Thanks, Jim. It's only designed for running in the IDE at the moment. There are a few things I've found along the way that'll need to be backfilled into the BRIT service as well.

gary-rowe commented 9 years ago

I've added an extra upload status message below the details indicating that upload has started and later on completed: screen shot 2015-04-24 at 20 46 02

I've also truncated the logs to 200Kb which equates to about 20+ pages of text on a standard monitor which should be sufficient to identify a recent failure without causing too much flooding of data.

Since this completes the client-side part of this issue and the ErrorReportingService project will handle issues for the server-side I'm putting this up for final review.

Ready for review and close.

jim618 commented 9 years ago

It's looking good. I found a couple of points:

In the log was:

[2015-04-25 10:44:36,896] WARN  [safe-fixed-error-reporting-0] o.m.h.c.e.ExceptionHandler - Failed to POST error-report.txt.asc ! java.io.IOException: Server returned HTTP response code: 500 for URL: https://multibit.org/error
! at sun.net.www.protocol.http.HttpURLConnection.getInputStream(HttpURLConnection.java:1626) ~[na:1.7.0_40]
! at sun.net.www.protocol.https.HttpsURLConnectionImpl.getInputStream(HttpsURLConnectionImpl.java:254) ~[na:1.7.0_40]
! at org.multibit.hd.brit.utils.HttpsUtils.doPost(HttpsUtils.java:66) ~[classes/:na]
! at org.multibit.hd.core.error_reporting.ExceptionHandler.handleErrorReportUpload(ExceptionHandler.java:306) ~[classes/:na]

It would be better if the user was told the upload failed.

gary-rowe commented 9 years ago

Couple of points here:

  1. There's not much the user can do if the upload fails (multibit.org could be gone) so I thought it would be best not to tell them so they can get on with recovering from the problem without an additional burden
  2. I moved the OS info into its own section in the upload which is present at upload time so always gets included (see OS commit message)

Thoughts?

jim618 commented 9 years ago

1. If you tell them that the upload was successful then they wil think: "Ok I will wait for the multibit guys to get back to me" (but we haven't heard anything)

Whereas if you tell them it failed then they can get on github / reddit / whatever.
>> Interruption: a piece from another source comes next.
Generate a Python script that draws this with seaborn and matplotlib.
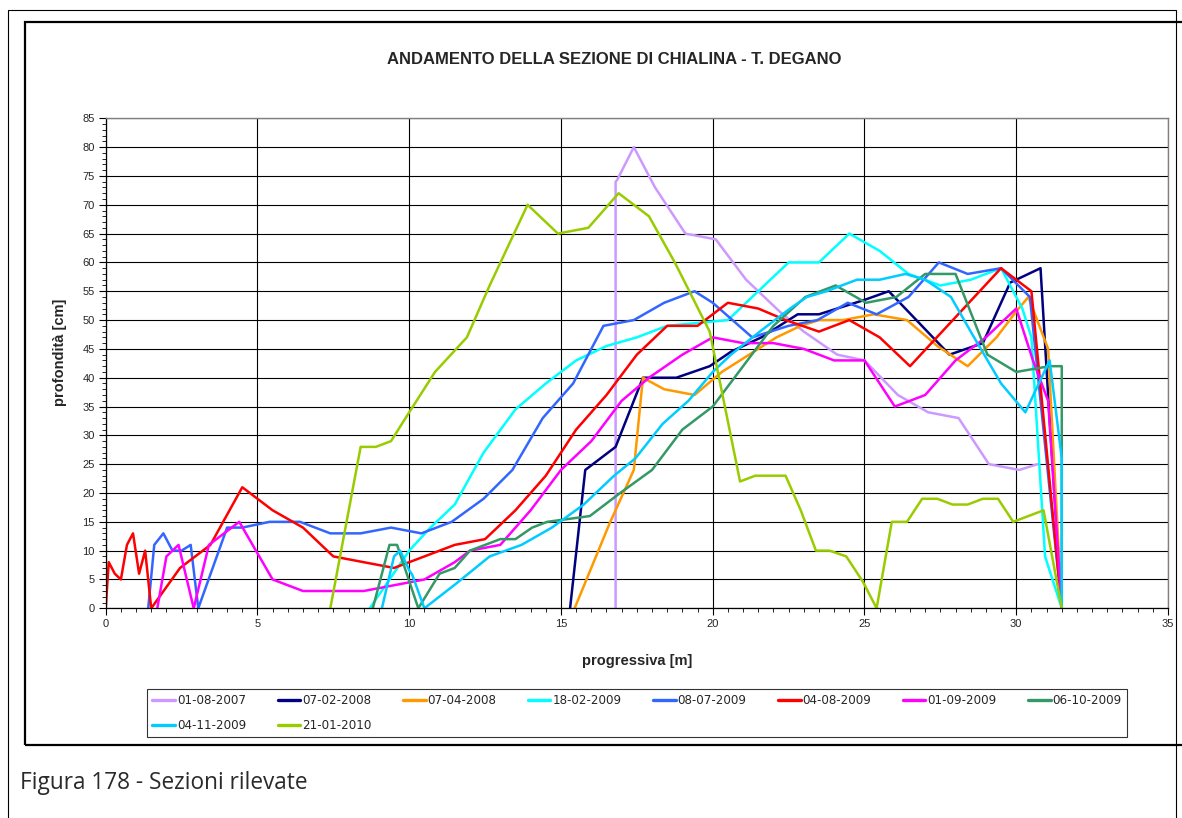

Also hearing that our error reporting system is broken (exogenously) is useful to us.

  1. Sounds good.
gary-rowe commented 9 years ago

Agreed. I'll add in the extra state.

gary-rowe commented 9 years ago

I've added the extra upload failure reporting. I've left the button disabled since a failure will likely take a while to fix relatively speaking and we don't want to encourage users to hang around waiting on us.

screen shot 2015-04-25 at 14 49 13

Ready for review and close.

jim618 commented 9 years ago

Tested that a failed upload gives feedback to the user correctly. Closing.

gary-rowe commented 9 years ago

Re-opening due to changes in the file format requiring commits.

gary-rowe commented 9 years ago

This is more of a maintenance update to the issue so can largely be covered by a code review. In particular verifying that error-report.json is generated and then encrypted using a debugger in ExceptionHandler to prevent the the plaintext getting deleted during the process.

Ready for review and close.

jim618 commented 9 years ago

Done a code review. Looks fine. We'll need end to end testing when the server component is done but the client side is looking good. Closing.